Voice of Democracy
- Native name: វីអូឌី
- Company type: News agency
- Industry: Media
- Founded: January 2003; 22 years ago
- Defunct: February 13, 2023
- Headquarters: Phnom Penh, Cambodia
- Area served: Cambodia
- Parent: Cambodian Center for Independent Media
- Website: vodenglish.news vodkhmer.news

= Voice of Democracy =

News agency in Cambodia

Voice of Democracy (សំលេងប្រជាធិបតេយ្យ; abbreviated VOD) was an independent news agency based in Cambodia. VOD has provided significant investigative journalism within Cambodia, providing coverage on domestic issues including corruption, government wrongdoing, human rights violations, and environmental destruction, which have drawn the ire of Cambodian officials. Following the Cambodian government's media crackdown in 2017, VOD, alongside Radio Free Asia and Voice of America, became an increasingly important news source for Cambodians. It was shuttered by the Cambodian government on 13 February 2023.

== History ==
VOD began as a non-profit radio station which first aired in January 2003 under the supervision of the Cambodian Center for Human Rights. In 2007, it was moved under the Cambodian Center for Independent Media (CCIM). VOD launched online news portals in 2013.

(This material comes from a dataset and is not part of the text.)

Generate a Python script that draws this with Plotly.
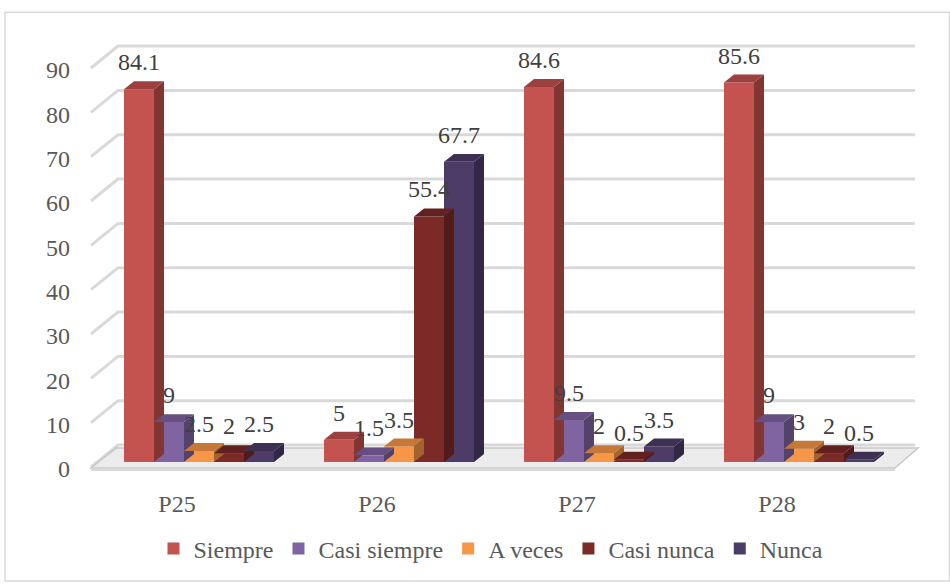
import plotly.graph_objects as go

categories = ["P25", "P26", "P27", "P28"]
series_names = ["Siempre", "Casi siempre", "A veces", "Casi nunca", "Nunca"]
siempre = [84.1, 5, 84.6, 85.6]
casi_siempre = [9, 1.5, 9.5, 9]
a_veces = [2.5, 3.5, 2, 3]
casi_nunca = [2, 55.4, 0.5, 2]
nunca = [2.5, 67.7, 3.5, 0.5]
series_values = [siempre, casi_siempre, a_veces, casi_nunca, nunca]
y_ticks = [0, 10, 20, 30, 40, 50, 60, 70, 80, 90]

colors = ["#c4524f", "#8064a2", "#f79646", "#7b2a27", "#4d3c68"]

def shade(hexc, f):
    h = hexc.lstrip("#")
    r, g, b = int(h[0:2], 16), int(h[2:4], 16), int(h[4:6], 16)
    return "rgb(%d,%d,%d)" % (int(r * f), int(g * f), int(b * f))

W, H = 950, 584
ml, mr, mt, mb = 99, 51, 63, 120
pw, ph = W - ml - mr, H - mt - mb
xr = [-0.5, 3.5]
yr = [0, 90]
ux = (xr[1] - xr[0]) / pw   # data units per px
uy = (yr[1] - yr[0]) / ph

def px(xp):   # pixel x -> paper
    return (xp - ml) / pw

def py(yp):   # pixel y -> paper
    return (H - mb - yp) / ph

def val_to_py(v):   # data value -> pixel y
    return (H - mb) - (v - yr[0]) / uy

bw = 0.15
dx = 10 * ux
dy = 8 * uy
font = "Liberation Serif, DejaVu Serif, serif"
fs = 24

shapes = []
# back-wall gridlines with diagonal connectors (derived from tick values)
for t in y_ticks:
    yv = val_to_py(t)
    shapes.append(dict(type="path", xref="paper", yref="paper",
                       path="M %f %f L %f %f L %f %f" % (
                           px(91), py(yv + 5), px(118), py(yv - 17), px(915), py(yv - 17)),
                       line=dict(color="#d9d9d9", width=3), layer="below"))
# floor
y0p = val_to_py(0)
shapes.append(dict(type="path", xref="paper", yref="paper",
                   path="M %f %f L %f %f L %f %f L %f %f Z" % (
                       px(91), py(y0p + 6), px(895), py(y0p + 6),
                       px(918), py(y0p - 14), px(116), py(y0p - 14)),
                   fillcolor="#ececec", line=dict(color="#c8c8c8", width=1.5), layer="below"))
shapes.append(dict(type="path", xref="paper", yref="paper",
                   path="M %f %f L %f %f" % (px(91), py(y0p + 8), px(895), py(y0p + 8)),
                   line=dict(color="#d9d9d9", width=2), layer="below"))
# outer frame
shapes.append(dict(type="rect", xref="paper", yref="paper",
                   x0=px(5), x1=px(949.5), y0=py(583.5), y1=py(12),
                   line=dict(color="#d9d9d9", width=1.5), layer="below"))

fig = go.Figure()

for j, (name, vals, c) in enumerate(zip(series_names, series_values, colors)):
    xs = [i + (j - 2) * bw for i in range(len(categories))]
    fig.add_trace(go.Bar(
        x=xs, y=vals, width=bw, name=name,
        marker=dict(color=c, line=dict(width=0)),
        showlegend=True, hoverinfo="skip"))
    for x, v in zip(xs, vals):
        x0, x1 = x - bw / 2, x + bw / 2
        fig.add_trace(go.Scatter(
            x=[x1, x1 + dx, x1 + dx, x1, x1],
            y=[0, dy, v + dy, v, 0],
            fill="toself", fillcolor=shade(c, 0.66), line=dict(width=0),
            mode="lines", showlegend=False, hoverinfo="skip"))
        fig.add_trace(go.Scatter(
            x=[x0, x1, x1 + dx, x0 + dx, x0],
            y=[v, v, v + dy, v + dy, v],
            fill="toself", fillcolor=shade(c, 0.8), line=dict(width=0),
            mode="lines", showlegend=False, hoverinfo="skip"))
    fig.add_trace(go.Scatter(
        x=xs, y=[v + dy + 5 * uy for v in vals], mode="text",
        text=[str(v) for v in vals], textposition="top center",
        textfont=dict(family=font, size=fs, color="#404040"),
        showlegend=False, hoverinfo="skip", cliponaxis=False))

fig.update_layout(
    width=W, height=H,
    margin=dict(l=ml, r=mr, t=mt, b=mb),
    paper_bgcolor="white", plot_bgcolor="rgba(0,0,0,0)",
    barmode="overlay",
    font=dict(family=font, size=fs, color="#595959"),
    xaxis=dict(range=xr, tickmode="array", tickvals=list(range(len(categories))),
               ticktext=categories, showgrid=False, zeroline=False, showline=False,
               ticks="", ticklabelshift=-22, ticklabelstandoff=25,
               tickfont=dict(family=font, size=fs, color="#595959")),
    yaxis=dict(range=yr, tickmode="array", tickvals=y_ticks,
               showgrid=False, zeroline=False, showline=False, ticks="",
               ticklabelstandoff=28, ticklabelshift=7,
               tickfont=dict(family=font, size=fs, color="#595959")),
    legend=dict(orientation="h", x=0.49, xanchor="center", y=py(574), yanchor="bottom",
                font=dict(family=font, size=fs, color="#595959"),
                itemwidth=30, traceorder="normal"),
    shapes=shapes,
)

fig.write_html("out.html")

VOD became an increasingly important media outlet after the Cambodian government shuttered the independent The Cambodia Daily and forced the sale of The Phnom Penh Post to a pro-government owner in 2017. VOD launched its English language version in 2019 to fill a void in independent English language media.

In February 2023, Cambodia's prime minister Hun Sen revoked VOD's operating license, in retaliation for a VOD news article that alleged Sen's son, Hun Manet, had violated existing policy by approving a foreign aid package for the 2023 Turkey–Syria earthquake. VOD's closure was condemned by organisations including Amnesty International, Human Rights Watch, the United Nations, and the American and German governments. HRW described the shutdown as a "devastating blow to media freedom in [Cambodia]." The US Department of State called the Cambodian government's response "particularly troubling" on its detrimental impact to freedom of speech and access to 2023 Cambodian general election coverage.

== Awards ==
In 2004, Oudam Tat, a VOD radio reporter, was awarded Reporters Without Borders' Information Hero award.